Unless you’ve been living under a rock, you’ve no doubt heard by now about the decision issued on Tuesday by the Wisconsin Supreme Court to reinstate Gov. Scott Walker’s legislation to strip most collective bargaining rights from public employees, legislation which had been held up by an order issued by Dane County Circuit Court judge Maryann Sumi.

In response to the Wisconsin Supreme Court’s decision – a decision issued with what some have said is stunning speed and remarkable timing – the Wisconsin State AFL-CIO, three councils of the American Federation of State, County and Municipal Employees (AFSCME), the American Federation of Teachers-Wisconsin, the Wisconsin Education Association Council (WEAC), and and the Service Employees International Union-Health Care Wisconsin have filed a lawsuit in the federal court for the Western District of Wisconsin. The suit says the legislation violates the 1st amendment to the U.S. Constitution “by stripping away basic rights to bargain, organize and associate for the purpose of engaging in union activity, which have been in place for the last half century.” In addition, the suit alleges the legislation violates the 14th amendment to the U.S. Constitution by trying to “eliminate or reduce to a shell” the existing rights of state and municipal employees “while maintaining the robust bargaining rights of a favored class consisting of those employees falling within a newly created category deemed ‘public safety’ employees.” The favored class in question are the firefighters, police officers, and state troopers who were exempted from Gov. Walker’s union-busting legislation.

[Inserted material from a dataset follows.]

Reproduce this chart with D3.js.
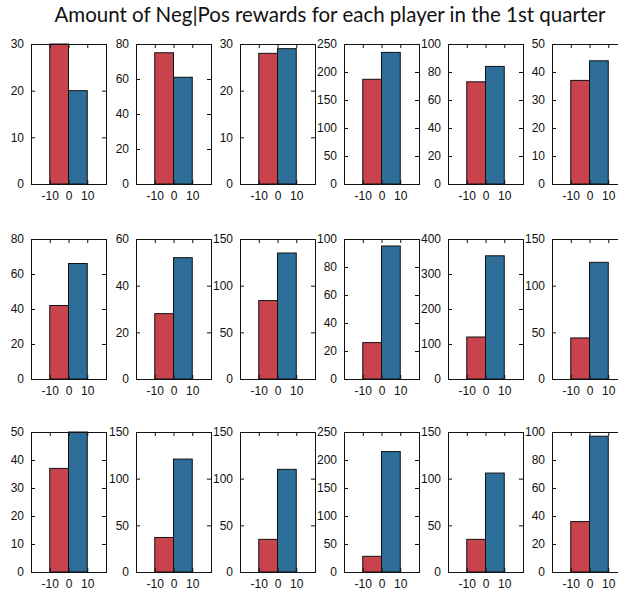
<!DOCTYPE html>
<html>
<head>
<meta charset="utf-8">
<script src="https://cdn.jsdelivr.net/npm/d3@7"></script>
<style>
  html, body { margin: 0; padding: 0; background: #fff; }
  svg { display: block; }
</style>
</head>
<body>
<script>
// Reward sign bins (bar centres) and their labels
const bins = [-5, 5];
const xTicks = [-10, 0, 10];
const seriesNames = ["Neg", "Pos"];

// Per-player counts of negative / positive rewards, rows of six players
const negRewards = [
  30, 75, 28, 187, 73, 37,
  42, 28, 84, 26, 120, 44,
  37, 37, 35, 28, 35, 36
];
const posRewards = [
  20, 61, 29, 235, 84, 44,
  66, 52, 135, 95, 352, 125,
  50, 121, 110, 215, 106, 97
];

// y-axis upper limits and tick steps for each player's panel
const yMax = [
  30, 80, 30, 250, 100, 50,
  80, 60, 150, 100, 400, 150,
  50, 150, 150, 250, 150, 100
];
const yStep = [
  10, 20, 10, 50, 20, 10,
  20, 20, 50, 20, 100, 50,
  10, 50, 50, 50, 50, 20
];

const titleText = "Amount of Neg|Pos rewards for each player in the 1st quarter";

const W = 618, H = 592;
const colors = ["#c9434d", "#2d6e98"];
const panelW = 75, panelH = 140;
const colLeft = [31, 136, 240, 344, 448, 552];
const rowTop = [44, 239, 432];
const tickLen = 4;
// plain hyphen-minus for negative tick labels
const fmt = d => String(d);

const svg = d3.select("body").append("svg")
  .attr("width", W).attr("height", H);

svg.append("text")
  .attr("x", 330).attr("y", 22)
  .attr("text-anchor", "middle")
  .attr("font-family", "Lato, 'Open Sans', sans-serif")
  .attr("font-size", 20.5)
  .attr("fill", "#111")
  .text(titleText);

const x = d3.scaleLinear().domain([-20, 20]).range([0, panelW]);
const binWidth = 10;

for (let i = 0; i < negRewards.length; i++) {
  const r = Math.floor(i / 6), c = i % 6;
  const g = svg.append("g")
    .attr("transform", `translate(${colLeft[c]},${rowTop[r]})`);

  const y = d3.scaleLinear().domain([0, yMax[i]]).range([panelH, 0]);
  const yt = d3.range(0, yMax[i] + yStep[i] / 2, yStep[i]);
  const vals = [negRewards[i], posRewards[i]];

  // bars
  g.selectAll("rect.bar")
    .data(vals)
    .join("rect")
    .attr("class", "bar")
    .attr("x", (d, k) => x(bins[k] - binWidth / 2))
    .attr("width", (d, k) => x(bins[k] + binWidth / 2) - x(bins[k] - binWidth / 2))
    .attr("y", d => y(Math.min(d, yMax[i])))
    .attr("height", d => panelH - y(Math.min(d, yMax[i])))
    .attr("fill", (d, k) => colors[k])
    .attr("stroke", "#111")
    .attr("stroke-width", 1)
    .append("title").text((d, k) => `${seriesNames[k]}: ${d}`);

  // left axis with labels, ticks pointing inward
  const yAxis = g.append("g")
    .call(d3.axisLeft(y).tickValues(yt).tickSize(-tickLen).tickPadding(tickLen + 3).tickFormat(fmt));
  // right axis, ticks only
  const yAxisR = g.append("g").attr("transform", `translate(${panelW},0)`)
    .call(d3.axisRight(y).tickValues(yt).tickSize(-tickLen).tickFormat(""));
  // bottom axis with labels
  const xAxis = g.append("g").attr("transform", `translate(0,${panelH})`)
    .call(d3.axisBottom(x).tickValues(xTicks).tickSize(-tickLen).tickPadding(tickLen + 3).tickFormat(fmt));
  // top axis, ticks only
  const xAxisT = g.append("g")
    .call(d3.axisTop(x).tickValues(xTicks).tickSize(-tickLen).tickFormat(""));

  [yAxis, yAxisR, xAxis, xAxisT].forEach(a => {
    a.attr("font-family", "'Liberation Sans', Arial, sans-serif").attr("font-size", 12);
    a.select(".domain").attr("stroke", "#111").attr("stroke-width", 1);
    a.selectAll(".tick line").attr("stroke", "#111");
    a.selectAll("text").attr("fill", "#111");
  });
}
</script>
</body>
</html>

In their suit, the unions are asking the federal court to prevent the Walker administration from implementing the legislation, either temporarily or permanently.

It’s also important to note the suit does not seek to stop the increased pension and health insurance payments that would be imposed on public employees by Walker’s bill. According to a statement from the AFL-CIO, “Public sector unions have made it clear from day one that Wisconsin workers would do their part to share in the sacrifice and keep our state moving forward. The lawsuit only seeks to preserve the basic right to bargain and freely associate.”

I don’t presume to be a legal expert, so I don’t know the likelihood of a federal judge issuing an order stopping implementation of the union-busting legislation, but no matter if an order is issued or not, this issue seems far from over.